■ **Given instruction**
Retype the whole listing below, character for character.

■ **Stored data**
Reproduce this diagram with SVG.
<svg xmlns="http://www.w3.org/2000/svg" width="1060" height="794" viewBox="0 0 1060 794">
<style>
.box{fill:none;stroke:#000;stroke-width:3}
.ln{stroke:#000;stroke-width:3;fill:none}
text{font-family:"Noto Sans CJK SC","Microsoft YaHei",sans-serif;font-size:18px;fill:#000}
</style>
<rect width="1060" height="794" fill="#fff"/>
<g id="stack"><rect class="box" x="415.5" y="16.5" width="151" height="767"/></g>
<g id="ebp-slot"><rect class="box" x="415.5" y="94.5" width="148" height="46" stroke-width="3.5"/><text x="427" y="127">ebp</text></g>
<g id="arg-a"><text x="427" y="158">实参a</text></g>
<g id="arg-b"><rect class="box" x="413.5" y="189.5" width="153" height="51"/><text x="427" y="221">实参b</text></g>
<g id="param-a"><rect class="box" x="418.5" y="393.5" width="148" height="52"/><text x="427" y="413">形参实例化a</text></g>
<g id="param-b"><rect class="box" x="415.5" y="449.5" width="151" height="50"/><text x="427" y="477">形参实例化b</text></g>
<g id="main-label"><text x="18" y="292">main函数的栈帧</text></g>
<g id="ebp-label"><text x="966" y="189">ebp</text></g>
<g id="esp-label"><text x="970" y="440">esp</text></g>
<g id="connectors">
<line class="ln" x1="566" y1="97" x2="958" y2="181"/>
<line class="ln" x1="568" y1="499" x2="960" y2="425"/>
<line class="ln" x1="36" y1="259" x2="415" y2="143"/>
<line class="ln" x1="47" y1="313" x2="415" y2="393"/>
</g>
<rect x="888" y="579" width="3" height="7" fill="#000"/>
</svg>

■ **Written response**
Reproduce this diagram with SVG.
<svg xmlns="http://www.w3.org/2000/svg" width="1060" height="794" viewBox="0 0 1060 794">
<style>
.box{fill:none;stroke:#000;stroke-width:3}
.ln{stroke:#000;stroke-width:3;fill:none}
text{font-family:"Noto Sans CJK SC","Microsoft YaHei",sans-serif;font-size:18px;fill:#000}
</style>
<rect width="1060" height="794" fill="#fff"/>
<g id="stack"><rect class="box" x="415.5" y="16.5" width="151" height="767"/></g>
<g id="ebp-slot"><rect class="box" x="415.5" y="94.5" width="148" height="46" stroke-width="3.5"/><text x="427" y="127">ebp</text></g>
<g id="arg-a"><text x="427" y="158">实参a</text></g>
<g id="arg-b"><rect class="box" x="413.5" y="189.5" width="153" height="51"/><text x="427" y="221">实参b</text></g>
<g id="param-a"><rect class="box" x="418.5" y="393.5" width="148" height="52"/><text x="427" y="413">形参实例化a</text></g>
<g id="param-b"><rect class="box" x="415.5" y="449.5" width="151" height="50"/><text x="427" y="477">形参实例化b</text></g>
<g id="main-label"><text x="18" y="292">main函数的栈帧</text></g>
<g id="ebp-label"><text x="966" y="189">ebp</text></g>
<g id="esp-label"><text x="970" y="440">esp</text></g>
<g id="connectors">
<line class="ln" x1="566" y1="97" x2="958" y2="181"/>
<line class="ln" x1="568" y1="499" x2="960" y2="425"/>
<line class="ln" x1="36" y1="259" x2="415" y2="143"/>
<line class="ln" x1="47" y1="313" x2="415" y2="393"/>
</g>
<rect x="888" y="579" width="3" height="7" fill="#000"/>
</svg>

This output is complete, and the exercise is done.